- **Exercise task**
Find the lines that contain the word "this" and copy each one.
____ Input data
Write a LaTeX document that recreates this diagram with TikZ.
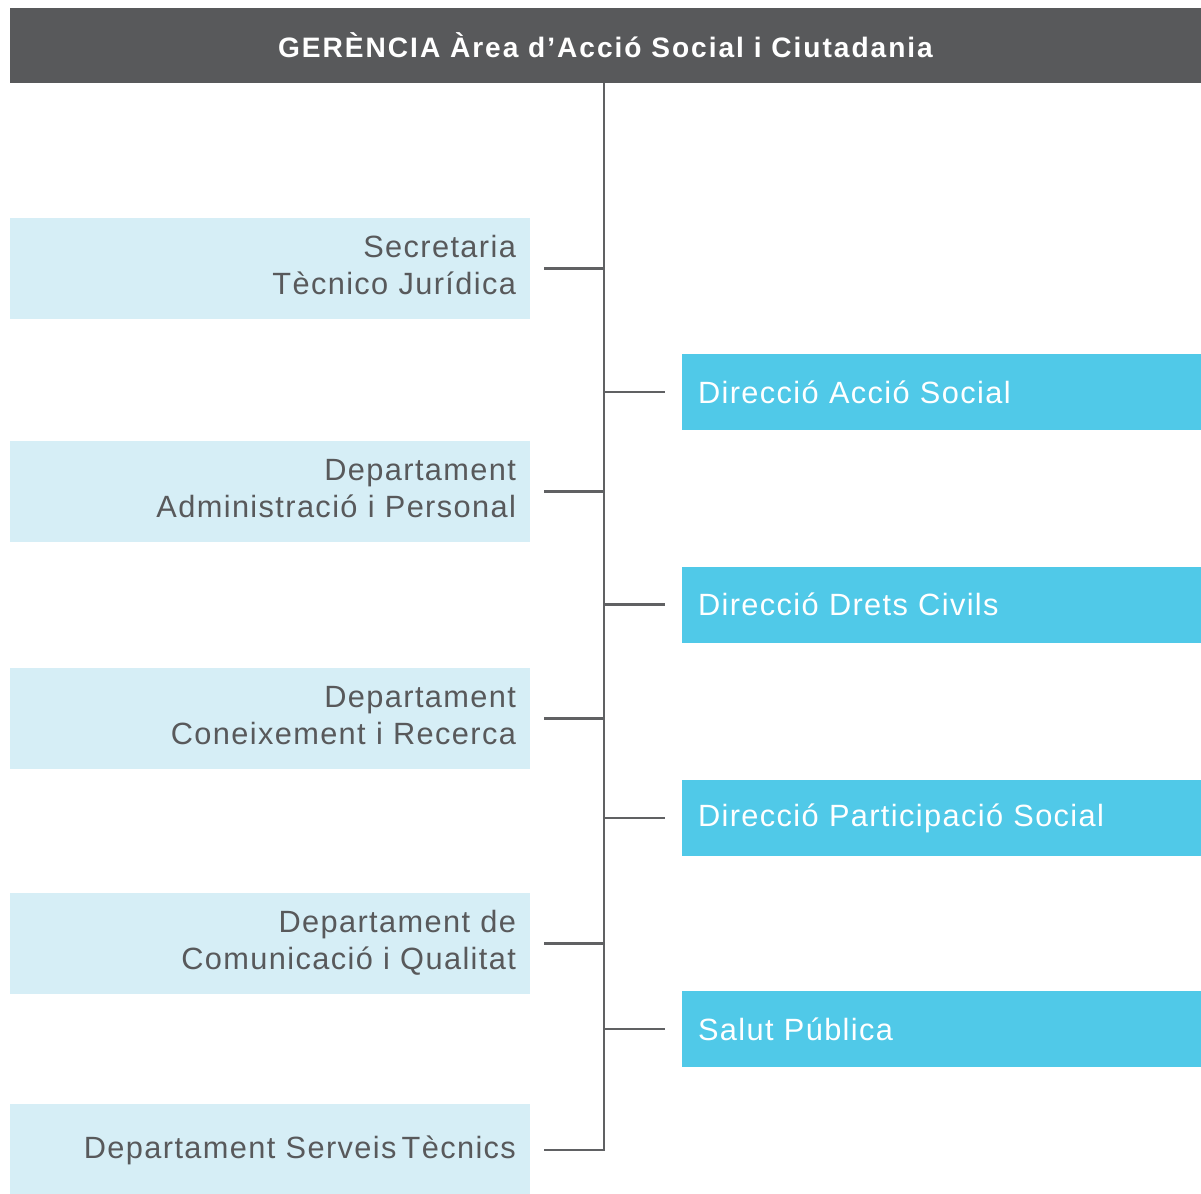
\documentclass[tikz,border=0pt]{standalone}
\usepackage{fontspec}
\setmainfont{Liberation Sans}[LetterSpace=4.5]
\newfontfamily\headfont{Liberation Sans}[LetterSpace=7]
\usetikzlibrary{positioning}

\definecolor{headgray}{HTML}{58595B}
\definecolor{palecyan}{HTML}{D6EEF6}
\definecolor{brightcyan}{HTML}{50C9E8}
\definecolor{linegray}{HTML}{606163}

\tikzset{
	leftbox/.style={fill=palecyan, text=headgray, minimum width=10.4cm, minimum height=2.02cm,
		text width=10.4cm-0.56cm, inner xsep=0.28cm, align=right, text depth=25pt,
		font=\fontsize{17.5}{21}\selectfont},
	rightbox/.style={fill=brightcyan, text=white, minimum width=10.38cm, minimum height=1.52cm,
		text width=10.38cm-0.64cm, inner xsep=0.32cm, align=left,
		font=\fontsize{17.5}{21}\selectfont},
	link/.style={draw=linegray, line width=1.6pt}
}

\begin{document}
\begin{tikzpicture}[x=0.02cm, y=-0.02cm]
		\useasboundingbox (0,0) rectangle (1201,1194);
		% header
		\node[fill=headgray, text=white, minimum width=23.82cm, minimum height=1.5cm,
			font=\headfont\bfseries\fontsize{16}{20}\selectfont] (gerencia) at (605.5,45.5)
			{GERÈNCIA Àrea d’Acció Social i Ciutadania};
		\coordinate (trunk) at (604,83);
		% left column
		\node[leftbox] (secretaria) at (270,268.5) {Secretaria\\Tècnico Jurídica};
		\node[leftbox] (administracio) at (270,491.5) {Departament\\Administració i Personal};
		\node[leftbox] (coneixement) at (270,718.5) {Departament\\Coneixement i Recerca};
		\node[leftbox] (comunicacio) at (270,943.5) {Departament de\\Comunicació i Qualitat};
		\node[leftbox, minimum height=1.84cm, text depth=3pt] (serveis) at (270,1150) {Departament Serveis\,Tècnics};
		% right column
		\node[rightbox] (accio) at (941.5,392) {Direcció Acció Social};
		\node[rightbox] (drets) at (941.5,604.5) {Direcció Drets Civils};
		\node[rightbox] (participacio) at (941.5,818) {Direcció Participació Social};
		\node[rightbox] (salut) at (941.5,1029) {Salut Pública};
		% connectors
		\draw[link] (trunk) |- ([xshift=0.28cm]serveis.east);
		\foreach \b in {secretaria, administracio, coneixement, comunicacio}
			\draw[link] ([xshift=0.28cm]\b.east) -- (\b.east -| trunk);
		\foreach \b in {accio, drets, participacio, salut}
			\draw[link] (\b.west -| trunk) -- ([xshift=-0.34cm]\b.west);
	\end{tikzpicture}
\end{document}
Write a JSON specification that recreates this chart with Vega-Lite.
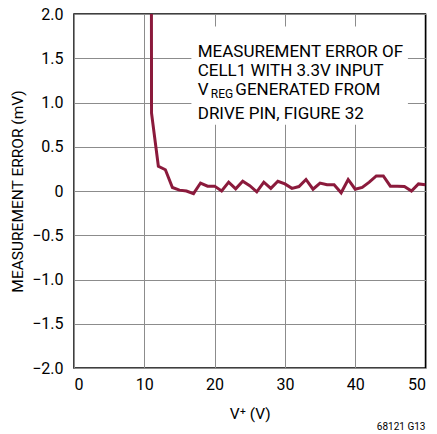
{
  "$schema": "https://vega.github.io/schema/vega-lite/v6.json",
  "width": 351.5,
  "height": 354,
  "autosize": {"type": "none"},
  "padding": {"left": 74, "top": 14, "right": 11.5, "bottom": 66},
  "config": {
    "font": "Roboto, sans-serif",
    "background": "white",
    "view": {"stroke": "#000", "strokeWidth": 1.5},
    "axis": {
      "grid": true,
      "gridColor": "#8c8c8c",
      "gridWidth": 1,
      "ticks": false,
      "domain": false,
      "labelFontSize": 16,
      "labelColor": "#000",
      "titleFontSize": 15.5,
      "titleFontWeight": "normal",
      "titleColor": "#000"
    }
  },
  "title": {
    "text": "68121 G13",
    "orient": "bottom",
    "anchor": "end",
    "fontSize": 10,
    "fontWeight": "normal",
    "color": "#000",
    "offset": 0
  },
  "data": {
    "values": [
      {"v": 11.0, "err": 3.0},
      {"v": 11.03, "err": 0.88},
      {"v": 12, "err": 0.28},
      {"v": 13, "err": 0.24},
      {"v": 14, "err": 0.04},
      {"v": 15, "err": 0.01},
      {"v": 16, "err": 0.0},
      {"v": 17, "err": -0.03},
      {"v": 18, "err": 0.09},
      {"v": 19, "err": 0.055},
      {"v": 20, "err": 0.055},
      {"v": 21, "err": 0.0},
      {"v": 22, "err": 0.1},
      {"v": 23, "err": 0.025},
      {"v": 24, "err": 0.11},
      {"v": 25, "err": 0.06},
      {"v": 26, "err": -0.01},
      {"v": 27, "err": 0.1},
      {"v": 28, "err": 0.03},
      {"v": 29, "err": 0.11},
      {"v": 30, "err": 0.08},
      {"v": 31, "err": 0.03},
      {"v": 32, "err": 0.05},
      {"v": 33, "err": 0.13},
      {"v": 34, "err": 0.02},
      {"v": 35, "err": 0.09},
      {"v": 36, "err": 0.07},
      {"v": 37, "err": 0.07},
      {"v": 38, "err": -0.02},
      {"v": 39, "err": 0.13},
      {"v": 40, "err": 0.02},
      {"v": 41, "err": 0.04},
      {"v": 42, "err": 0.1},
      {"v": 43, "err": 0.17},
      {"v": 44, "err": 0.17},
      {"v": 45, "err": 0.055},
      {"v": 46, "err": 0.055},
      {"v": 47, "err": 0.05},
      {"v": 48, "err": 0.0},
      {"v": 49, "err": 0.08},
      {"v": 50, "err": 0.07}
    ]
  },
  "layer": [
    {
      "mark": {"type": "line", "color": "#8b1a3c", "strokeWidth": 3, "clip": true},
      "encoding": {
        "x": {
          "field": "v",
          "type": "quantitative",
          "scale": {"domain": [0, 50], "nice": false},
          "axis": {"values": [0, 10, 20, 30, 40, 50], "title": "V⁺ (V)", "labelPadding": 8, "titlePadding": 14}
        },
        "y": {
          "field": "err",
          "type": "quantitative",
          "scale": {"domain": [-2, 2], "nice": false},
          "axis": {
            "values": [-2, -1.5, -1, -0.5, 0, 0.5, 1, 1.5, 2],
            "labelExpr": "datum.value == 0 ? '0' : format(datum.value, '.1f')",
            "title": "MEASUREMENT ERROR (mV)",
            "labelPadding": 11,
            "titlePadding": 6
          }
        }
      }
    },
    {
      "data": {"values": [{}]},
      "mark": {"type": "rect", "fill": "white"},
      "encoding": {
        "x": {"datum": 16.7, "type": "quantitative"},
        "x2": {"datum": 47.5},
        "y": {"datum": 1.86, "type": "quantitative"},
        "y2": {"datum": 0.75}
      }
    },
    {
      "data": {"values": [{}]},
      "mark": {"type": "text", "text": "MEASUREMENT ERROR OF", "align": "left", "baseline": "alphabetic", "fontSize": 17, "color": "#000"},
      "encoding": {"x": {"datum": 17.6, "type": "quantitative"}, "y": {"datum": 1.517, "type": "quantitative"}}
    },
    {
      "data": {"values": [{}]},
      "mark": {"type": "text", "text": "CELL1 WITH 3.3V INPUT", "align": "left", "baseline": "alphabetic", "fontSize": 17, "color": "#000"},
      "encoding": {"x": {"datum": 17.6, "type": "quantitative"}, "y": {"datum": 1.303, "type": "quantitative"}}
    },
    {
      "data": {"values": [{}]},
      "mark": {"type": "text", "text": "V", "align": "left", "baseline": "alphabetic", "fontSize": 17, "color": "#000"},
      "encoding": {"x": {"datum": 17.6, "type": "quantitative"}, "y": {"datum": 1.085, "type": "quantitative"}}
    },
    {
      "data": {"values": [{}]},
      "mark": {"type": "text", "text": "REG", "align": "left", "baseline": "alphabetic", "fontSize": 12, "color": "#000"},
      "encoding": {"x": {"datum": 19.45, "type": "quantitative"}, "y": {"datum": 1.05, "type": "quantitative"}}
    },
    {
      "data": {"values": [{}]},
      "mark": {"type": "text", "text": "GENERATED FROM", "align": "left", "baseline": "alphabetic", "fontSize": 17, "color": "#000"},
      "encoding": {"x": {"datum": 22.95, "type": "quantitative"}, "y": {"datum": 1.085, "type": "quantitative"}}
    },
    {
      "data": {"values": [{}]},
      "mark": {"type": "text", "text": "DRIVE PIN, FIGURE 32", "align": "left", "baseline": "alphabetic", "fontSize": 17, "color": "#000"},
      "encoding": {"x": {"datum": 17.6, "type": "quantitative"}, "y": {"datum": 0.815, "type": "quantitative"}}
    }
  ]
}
________
- **Expected answer**
Write a LaTeX document that recreates this diagram with TikZ.
Write a JSON specification that recreates this chart with Vega-Lite.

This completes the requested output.